AIM OF THE TASK | Copy the lines of the data below exactly, starting at the first and stopping after the line that contains "12.23, 11.70, 11.24, 10.64, 9.55];"; include no pictures.

GIVEN MATERIAL |
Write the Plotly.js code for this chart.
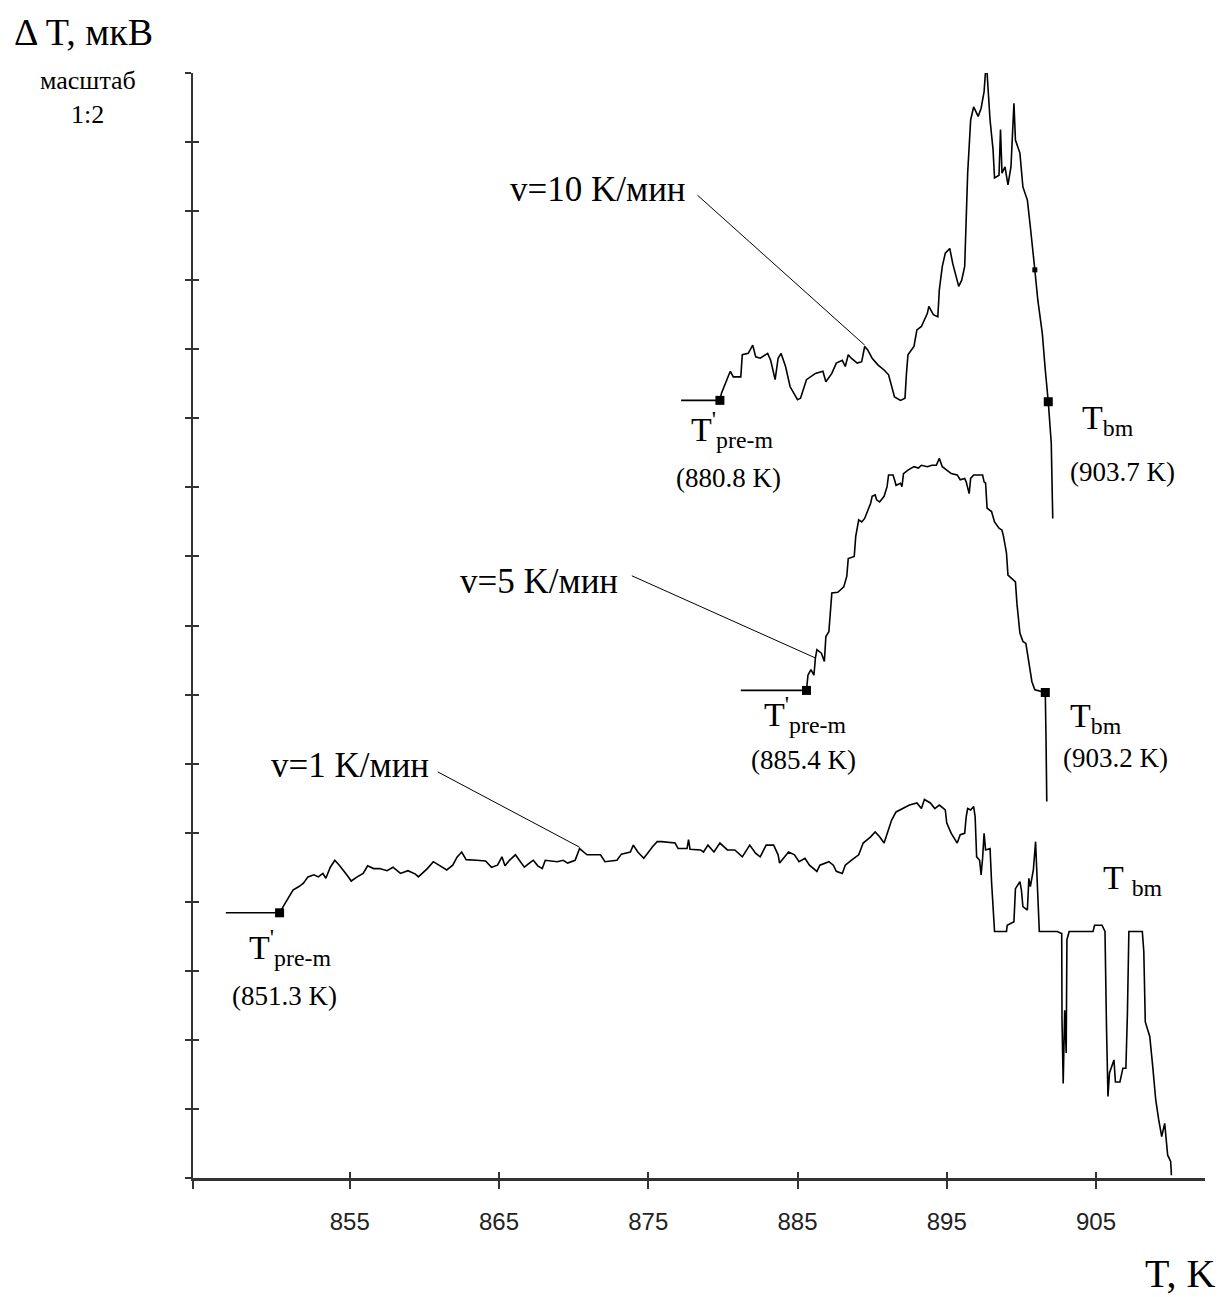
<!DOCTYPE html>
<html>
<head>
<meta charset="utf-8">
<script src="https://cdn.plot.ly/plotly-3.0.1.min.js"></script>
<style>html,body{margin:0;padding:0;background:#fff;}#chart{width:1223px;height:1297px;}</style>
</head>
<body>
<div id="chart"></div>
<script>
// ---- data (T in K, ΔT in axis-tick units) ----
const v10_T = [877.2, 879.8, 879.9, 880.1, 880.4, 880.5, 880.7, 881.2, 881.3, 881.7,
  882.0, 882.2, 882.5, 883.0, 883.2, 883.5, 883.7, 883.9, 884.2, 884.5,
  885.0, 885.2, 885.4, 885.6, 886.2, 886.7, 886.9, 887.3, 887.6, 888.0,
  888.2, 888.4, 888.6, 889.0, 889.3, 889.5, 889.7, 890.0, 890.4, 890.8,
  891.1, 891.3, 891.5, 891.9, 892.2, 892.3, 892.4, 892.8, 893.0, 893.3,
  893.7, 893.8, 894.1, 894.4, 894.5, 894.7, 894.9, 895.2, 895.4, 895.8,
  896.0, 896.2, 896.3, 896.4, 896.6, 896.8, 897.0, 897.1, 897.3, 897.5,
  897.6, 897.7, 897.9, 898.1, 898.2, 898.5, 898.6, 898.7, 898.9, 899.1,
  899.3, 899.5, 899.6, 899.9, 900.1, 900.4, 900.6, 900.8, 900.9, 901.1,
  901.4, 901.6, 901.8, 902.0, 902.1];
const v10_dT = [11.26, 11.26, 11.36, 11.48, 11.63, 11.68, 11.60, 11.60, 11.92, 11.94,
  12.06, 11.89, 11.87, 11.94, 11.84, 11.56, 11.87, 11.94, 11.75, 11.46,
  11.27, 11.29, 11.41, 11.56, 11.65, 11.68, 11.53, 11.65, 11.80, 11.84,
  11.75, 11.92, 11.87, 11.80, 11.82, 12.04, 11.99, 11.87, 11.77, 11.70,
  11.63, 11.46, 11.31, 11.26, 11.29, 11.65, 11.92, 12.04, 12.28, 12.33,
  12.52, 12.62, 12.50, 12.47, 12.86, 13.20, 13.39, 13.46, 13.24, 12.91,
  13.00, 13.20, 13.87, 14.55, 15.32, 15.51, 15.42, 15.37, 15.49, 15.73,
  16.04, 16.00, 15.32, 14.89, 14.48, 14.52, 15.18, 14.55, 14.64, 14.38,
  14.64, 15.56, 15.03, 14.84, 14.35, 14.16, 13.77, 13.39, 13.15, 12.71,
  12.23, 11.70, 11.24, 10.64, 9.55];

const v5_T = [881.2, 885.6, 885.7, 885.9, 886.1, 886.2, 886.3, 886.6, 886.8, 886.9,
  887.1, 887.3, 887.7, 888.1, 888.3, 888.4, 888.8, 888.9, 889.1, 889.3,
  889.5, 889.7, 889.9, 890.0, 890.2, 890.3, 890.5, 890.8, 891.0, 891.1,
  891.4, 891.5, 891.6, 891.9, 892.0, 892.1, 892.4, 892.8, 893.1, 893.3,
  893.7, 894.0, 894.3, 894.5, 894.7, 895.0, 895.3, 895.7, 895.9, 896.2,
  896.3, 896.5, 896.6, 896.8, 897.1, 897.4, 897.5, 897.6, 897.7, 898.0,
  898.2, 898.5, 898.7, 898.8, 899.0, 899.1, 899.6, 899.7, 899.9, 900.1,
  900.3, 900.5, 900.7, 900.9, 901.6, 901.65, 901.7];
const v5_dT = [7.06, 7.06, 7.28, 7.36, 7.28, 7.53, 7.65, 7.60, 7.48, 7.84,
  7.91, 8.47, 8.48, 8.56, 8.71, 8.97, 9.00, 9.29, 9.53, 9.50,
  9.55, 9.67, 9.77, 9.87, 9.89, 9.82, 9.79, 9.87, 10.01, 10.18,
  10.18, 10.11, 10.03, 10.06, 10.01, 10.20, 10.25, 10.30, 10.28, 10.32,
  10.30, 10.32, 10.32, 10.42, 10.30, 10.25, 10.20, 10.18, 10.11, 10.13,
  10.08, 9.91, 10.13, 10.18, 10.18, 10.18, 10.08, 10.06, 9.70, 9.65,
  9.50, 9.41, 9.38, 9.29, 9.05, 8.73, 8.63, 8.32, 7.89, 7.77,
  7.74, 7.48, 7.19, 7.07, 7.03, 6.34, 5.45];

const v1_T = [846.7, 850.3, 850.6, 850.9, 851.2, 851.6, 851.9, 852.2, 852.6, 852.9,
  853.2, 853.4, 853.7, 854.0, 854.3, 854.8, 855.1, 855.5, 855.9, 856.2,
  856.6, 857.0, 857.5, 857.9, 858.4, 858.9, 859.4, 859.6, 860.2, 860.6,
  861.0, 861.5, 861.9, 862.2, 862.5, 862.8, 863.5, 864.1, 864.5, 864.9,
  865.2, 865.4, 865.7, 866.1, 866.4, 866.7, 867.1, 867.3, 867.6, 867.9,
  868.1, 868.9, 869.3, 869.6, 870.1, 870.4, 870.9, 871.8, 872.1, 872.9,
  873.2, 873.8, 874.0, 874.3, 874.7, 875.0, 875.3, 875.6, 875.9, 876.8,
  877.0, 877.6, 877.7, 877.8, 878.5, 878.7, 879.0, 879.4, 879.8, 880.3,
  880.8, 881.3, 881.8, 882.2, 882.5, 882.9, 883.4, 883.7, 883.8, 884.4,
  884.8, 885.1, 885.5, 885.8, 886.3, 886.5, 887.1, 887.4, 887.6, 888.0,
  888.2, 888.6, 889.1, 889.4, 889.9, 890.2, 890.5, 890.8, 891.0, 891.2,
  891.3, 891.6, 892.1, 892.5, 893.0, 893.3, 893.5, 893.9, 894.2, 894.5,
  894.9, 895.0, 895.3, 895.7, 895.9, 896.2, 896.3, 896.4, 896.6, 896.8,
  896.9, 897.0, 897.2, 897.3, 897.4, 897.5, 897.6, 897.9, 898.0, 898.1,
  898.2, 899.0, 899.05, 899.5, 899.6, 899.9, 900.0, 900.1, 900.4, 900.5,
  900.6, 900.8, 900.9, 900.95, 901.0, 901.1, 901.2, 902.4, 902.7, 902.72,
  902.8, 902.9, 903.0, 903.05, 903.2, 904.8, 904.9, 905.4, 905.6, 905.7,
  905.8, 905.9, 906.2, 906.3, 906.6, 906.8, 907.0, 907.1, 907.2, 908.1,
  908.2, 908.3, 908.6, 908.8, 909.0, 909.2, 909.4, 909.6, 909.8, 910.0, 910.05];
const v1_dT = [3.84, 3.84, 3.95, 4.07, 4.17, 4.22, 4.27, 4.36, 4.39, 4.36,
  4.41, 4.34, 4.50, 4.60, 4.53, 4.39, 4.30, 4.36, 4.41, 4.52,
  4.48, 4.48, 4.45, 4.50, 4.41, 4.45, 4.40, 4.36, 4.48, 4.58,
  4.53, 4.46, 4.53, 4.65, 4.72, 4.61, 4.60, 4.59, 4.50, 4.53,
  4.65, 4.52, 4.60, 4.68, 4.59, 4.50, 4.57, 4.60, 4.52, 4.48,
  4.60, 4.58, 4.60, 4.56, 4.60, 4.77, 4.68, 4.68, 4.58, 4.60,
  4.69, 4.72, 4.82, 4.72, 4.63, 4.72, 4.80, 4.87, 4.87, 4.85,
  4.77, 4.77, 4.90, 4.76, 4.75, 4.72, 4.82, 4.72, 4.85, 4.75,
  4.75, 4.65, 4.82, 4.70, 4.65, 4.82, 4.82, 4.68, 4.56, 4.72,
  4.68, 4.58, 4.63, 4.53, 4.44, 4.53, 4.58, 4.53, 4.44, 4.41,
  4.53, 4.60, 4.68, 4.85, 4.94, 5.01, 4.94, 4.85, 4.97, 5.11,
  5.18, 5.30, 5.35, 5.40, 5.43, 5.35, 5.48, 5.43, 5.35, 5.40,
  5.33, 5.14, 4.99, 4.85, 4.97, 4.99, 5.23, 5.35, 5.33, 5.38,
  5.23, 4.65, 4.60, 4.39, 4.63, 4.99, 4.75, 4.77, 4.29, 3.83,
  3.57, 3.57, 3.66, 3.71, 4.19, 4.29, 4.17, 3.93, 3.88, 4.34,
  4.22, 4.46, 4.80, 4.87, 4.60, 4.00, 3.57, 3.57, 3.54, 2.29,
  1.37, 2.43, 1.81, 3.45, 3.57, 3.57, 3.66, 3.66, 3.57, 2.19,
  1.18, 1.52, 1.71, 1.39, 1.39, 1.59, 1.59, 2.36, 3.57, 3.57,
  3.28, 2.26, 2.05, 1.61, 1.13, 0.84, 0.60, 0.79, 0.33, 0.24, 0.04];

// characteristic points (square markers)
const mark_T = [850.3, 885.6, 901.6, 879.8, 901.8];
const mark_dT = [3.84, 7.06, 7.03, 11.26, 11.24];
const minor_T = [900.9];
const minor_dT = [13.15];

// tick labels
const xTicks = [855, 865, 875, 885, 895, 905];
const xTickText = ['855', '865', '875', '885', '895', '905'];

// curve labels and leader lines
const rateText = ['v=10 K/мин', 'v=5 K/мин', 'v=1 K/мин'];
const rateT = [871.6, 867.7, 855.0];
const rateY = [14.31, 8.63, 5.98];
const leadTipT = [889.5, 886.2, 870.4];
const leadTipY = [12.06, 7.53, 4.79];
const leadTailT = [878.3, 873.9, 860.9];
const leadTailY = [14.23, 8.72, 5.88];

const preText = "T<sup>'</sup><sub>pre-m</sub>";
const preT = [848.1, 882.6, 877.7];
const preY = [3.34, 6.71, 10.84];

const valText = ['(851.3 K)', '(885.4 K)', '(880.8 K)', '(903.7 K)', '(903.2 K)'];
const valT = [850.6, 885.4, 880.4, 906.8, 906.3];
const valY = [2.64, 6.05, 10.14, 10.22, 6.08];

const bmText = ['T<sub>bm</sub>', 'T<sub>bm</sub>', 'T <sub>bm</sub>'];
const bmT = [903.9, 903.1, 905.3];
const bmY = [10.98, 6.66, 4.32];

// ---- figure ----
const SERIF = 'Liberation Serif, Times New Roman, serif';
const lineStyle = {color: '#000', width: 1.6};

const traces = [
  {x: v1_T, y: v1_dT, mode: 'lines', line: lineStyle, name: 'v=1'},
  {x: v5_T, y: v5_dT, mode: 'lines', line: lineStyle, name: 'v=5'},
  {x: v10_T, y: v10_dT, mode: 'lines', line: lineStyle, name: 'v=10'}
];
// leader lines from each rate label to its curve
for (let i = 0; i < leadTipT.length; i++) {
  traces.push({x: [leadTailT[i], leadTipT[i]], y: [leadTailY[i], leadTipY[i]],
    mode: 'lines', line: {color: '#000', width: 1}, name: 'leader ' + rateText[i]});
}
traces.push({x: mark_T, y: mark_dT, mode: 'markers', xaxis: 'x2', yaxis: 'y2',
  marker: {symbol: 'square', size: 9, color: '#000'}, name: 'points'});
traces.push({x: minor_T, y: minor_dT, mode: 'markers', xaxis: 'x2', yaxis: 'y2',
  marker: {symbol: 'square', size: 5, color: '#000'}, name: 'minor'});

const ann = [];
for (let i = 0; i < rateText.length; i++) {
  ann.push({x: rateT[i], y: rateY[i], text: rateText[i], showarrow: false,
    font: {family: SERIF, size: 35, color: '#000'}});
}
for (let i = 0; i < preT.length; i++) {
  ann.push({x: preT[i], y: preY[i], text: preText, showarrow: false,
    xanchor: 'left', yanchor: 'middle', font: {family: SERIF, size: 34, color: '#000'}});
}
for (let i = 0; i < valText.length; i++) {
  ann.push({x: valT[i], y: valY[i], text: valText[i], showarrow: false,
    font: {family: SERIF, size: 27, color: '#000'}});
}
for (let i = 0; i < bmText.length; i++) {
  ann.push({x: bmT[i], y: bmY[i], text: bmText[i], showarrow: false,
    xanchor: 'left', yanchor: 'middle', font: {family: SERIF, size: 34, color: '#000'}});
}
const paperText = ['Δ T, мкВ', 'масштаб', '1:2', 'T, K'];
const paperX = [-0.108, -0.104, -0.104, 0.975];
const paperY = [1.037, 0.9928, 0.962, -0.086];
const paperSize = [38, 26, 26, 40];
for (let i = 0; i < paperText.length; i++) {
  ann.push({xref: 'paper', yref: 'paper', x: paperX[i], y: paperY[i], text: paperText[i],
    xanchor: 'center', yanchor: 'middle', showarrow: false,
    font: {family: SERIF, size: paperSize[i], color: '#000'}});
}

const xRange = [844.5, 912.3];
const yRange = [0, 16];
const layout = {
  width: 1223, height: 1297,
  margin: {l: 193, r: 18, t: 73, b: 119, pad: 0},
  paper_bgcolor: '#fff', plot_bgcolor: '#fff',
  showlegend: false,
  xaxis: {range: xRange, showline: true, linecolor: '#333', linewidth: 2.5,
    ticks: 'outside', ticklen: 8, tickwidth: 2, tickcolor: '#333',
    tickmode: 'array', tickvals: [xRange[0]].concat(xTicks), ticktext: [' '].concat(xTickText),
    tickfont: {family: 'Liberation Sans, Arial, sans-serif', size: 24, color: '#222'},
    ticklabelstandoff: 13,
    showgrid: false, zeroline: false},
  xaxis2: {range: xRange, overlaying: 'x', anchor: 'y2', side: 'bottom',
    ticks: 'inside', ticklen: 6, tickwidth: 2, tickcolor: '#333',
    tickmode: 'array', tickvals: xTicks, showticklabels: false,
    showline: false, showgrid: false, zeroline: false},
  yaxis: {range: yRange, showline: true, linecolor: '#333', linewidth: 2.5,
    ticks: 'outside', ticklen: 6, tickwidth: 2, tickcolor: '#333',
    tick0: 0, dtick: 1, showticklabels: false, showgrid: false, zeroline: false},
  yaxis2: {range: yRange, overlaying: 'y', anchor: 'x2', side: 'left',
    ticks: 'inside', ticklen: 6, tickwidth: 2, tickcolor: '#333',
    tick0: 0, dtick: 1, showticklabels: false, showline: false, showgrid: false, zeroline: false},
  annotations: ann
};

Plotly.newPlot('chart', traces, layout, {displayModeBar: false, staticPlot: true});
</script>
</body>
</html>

EXERCISE OUTPUT |
Write the Plotly.js code for this chart.
<!DOCTYPE html>
<html>
<head>
<meta charset="utf-8">
<script src="https://cdn.plot.ly/plotly-3.0.1.min.js"></script>
<style>html,body{margin:0;padding:0;background:#fff;}#chart{width:1223px;height:1297px;}</style>
</head>
<body>
<div id="chart"></div>
<script>
// ---- data (T in K, ΔT in axis-tick units) ----
const v10_T = [877.2, 879.8, 879.9, 880.1, 880.4, 880.5, 880.7, 881.2, 881.3, 881.7,
  882.0, 882.2, 882.5, 883.0, 883.2, 883.5, 883.7, 883.9, 884.2, 884.5,
  885.0, 885.2, 885.4, 885.6, 886.2, 886.7, 886.9, 887.3, 887.6, 888.0,
  888.2, 888.4, 888.6, 889.0, 889.3, 889.5, 889.7, 890.0, 890.4, 890.8,
  891.1, 891.3, 891.5, 891.9, 892.2, 892.3, 892.4, 892.8, 893.0, 893.3,
  893.7, 893.8, 894.1, 894.4, 894.5, 894.7, 894.9, 895.2, 895.4, 895.8,
  896.0, 896.2, 896.3, 896.4, 896.6, 896.8, 897.0, 897.1, 897.3, 897.5,
  897.6, 897.7, 897.9, 898.1, 898.2, 898.5, 898.6, 898.7, 898.9, 899.1,
  899.3, 899.5, 899.6, 899.9, 900.1, 900.4, 900.6, 900.8, 900.9, 901.1,
  901.4, 901.6, 901.8, 902.0, 902.1];
const v10_dT = [11.26, 11.26, 11.36, 11.48, 11.63, 11.68, 11.60, 11.60, 11.92, 11.94,
  12.06, 11.89, 11.87, 11.94, 11.84, 11.56, 11.87, 11.94, 11.75, 11.46,
  11.27, 11.29, 11.41, 11.56, 11.65, 11.68, 11.53, 11.65, 11.80, 11.84,
  11.75, 11.92, 11.87, 11.80, 11.82, 12.04, 11.99, 11.87, 11.77, 11.70,
  11.63, 11.46, 11.31, 11.26, 11.29, 11.65, 11.92, 12.04, 12.28, 12.33,
  12.52, 12.62, 12.50, 12.47, 12.86, 13.20, 13.39, 13.46, 13.24, 12.91,
  13.00, 13.20, 13.87, 14.55, 15.32, 15.51, 15.42, 15.37, 15.49, 15.73,
  16.04, 16.00, 15.32, 14.89, 14.48, 14.52, 15.18, 14.55, 14.64, 14.38,
  14.64, 15.56, 15.03, 14.84, 14.35, 14.16, 13.77, 13.39, 13.15, 12.71,
  12.23, 11.70, 11.24, 10.64, 9.55];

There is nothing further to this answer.